Basement Units 4 and 5 are sanidine-phyric trachytes, their velocities decrease from 4770 m/s in the upper part to 3322 m/s in the lower part. Velocities in the bottom of basement Units 6 to 17 typically range from 3500 to 4600 m/s, with few values >5000 m/s. The trachyandesite and trachyte of the lowermost basement Units 18 and 19 have velocities similar to those of the overlying basalts. However, basement Unit 18 appears to show a trend of decreasing velocity (Fig. F91D), corresponding to the inverse trend in both grain densities and porosity (Fig. F91B, F91C). In the upper half of basement Unit 19, velocities increase from ~4000 to >5000 m/s, whereas grain densities are uniform, suggesting a constant mineralogical composition for the rocks. Discrete velocity determinations generally show higher values than the values obtained from downhole logging (Fig. F98). This is expected at the top of the hole as a result of enlargement caused by the drilling procedure and wiper trip. Below ~575 mbsf, the hole was not logged, but in the basement units above this depth the data somewhat agree (see "Downhole Measurements").
Velocity anisotropy in sedimentary Units I through III is negligible, typically <4%. Two samples from Unit IV, however, exhibit velocity anisotropy as high as 16% (Table T15).

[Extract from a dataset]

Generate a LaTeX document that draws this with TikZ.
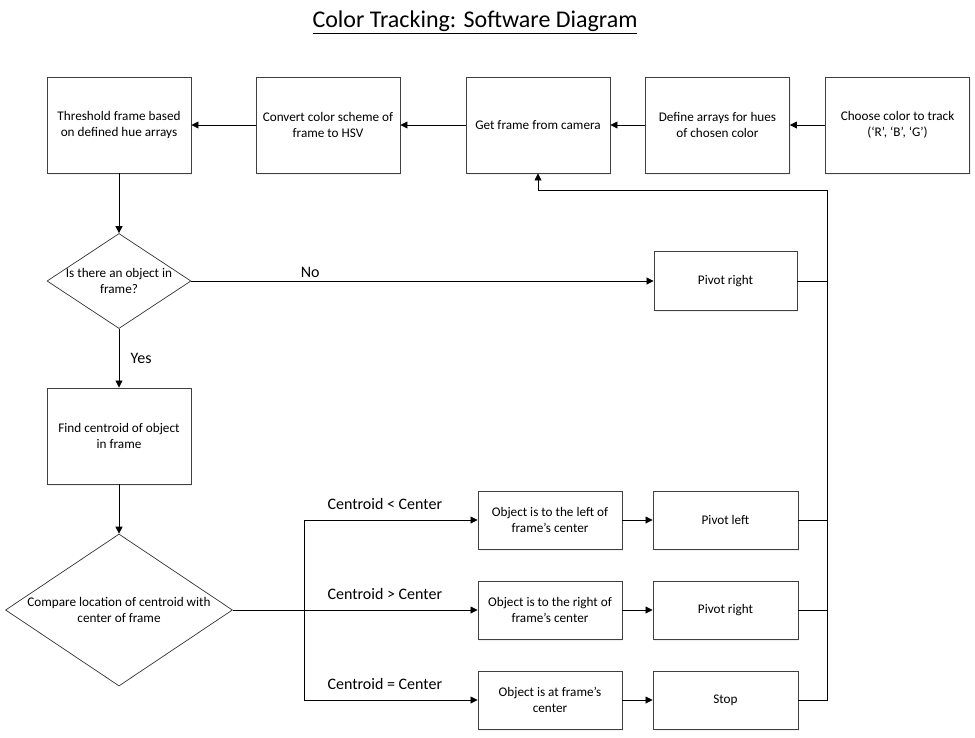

We determined thermal conductivities for soft sediment cores and basement rocks, although we could not determine thermal conductivity in cores recovered in the lower part of Unit II and/or in Units III to V (Fig. F93; Table T16). Thermal conductivity values for sediments from Units I and II are commonly between 0.8 and 1.1 W/(m·K), with a mean value of 0.9 W/(m·K), and show little scatter. For the basement units, thermal conductivity values vary widely, from a low value of 0.7 W/(m·K) to a value as high as 3.7 W/(m·K) (Table T16). We obtained the lowest value (0.7 W/[m·K]) from a highly fractured basalt piece (within Unit 14) in interval 183-1139A-67R-5, 45-55 cm (638.65 mbsf), and the highest value (3.7 W/[m·K]) was in a plagioclase-phyric trachyte in basement Unit 4 in interval 183-1139A-60R-2, 14-26 cm (567.34 mbsf).
Although data are scattered, thermal conductivity values in the basement units appear to have a C-shaped trend, from a relative high value of 1.8 W/(m·K) at a depth of 556.7 mbsf to a low value 0.7 W/(m·K) at ~639 mbsf, followed by an average high value of 2.2 W/(m·K) at ~690 mbsf (Fig. F93). The trend seems to follow the same trend as the natural gamma-ray profile (Fig. F92). Despite the highly variable values, the mean value of thermal conductivity in the basement Units is 1.7 W/(m·K), similar to values in basement rocks at other Leg 183 sites.
Trends in index properties and MST measurements, coupled with changes in compressional wave velocity and thermal conductivity, compare well with the lithologic units and logging data for Hole 1139A. The overall downhole trends in index properties and changes in velocity gradients define several intervals with distinct physical properties. Variations in the physical properties of the sediments and rocks recovered at Site 1139 are the combined result of changes in lithology, depth of burial, diagenesis, and/or alteration.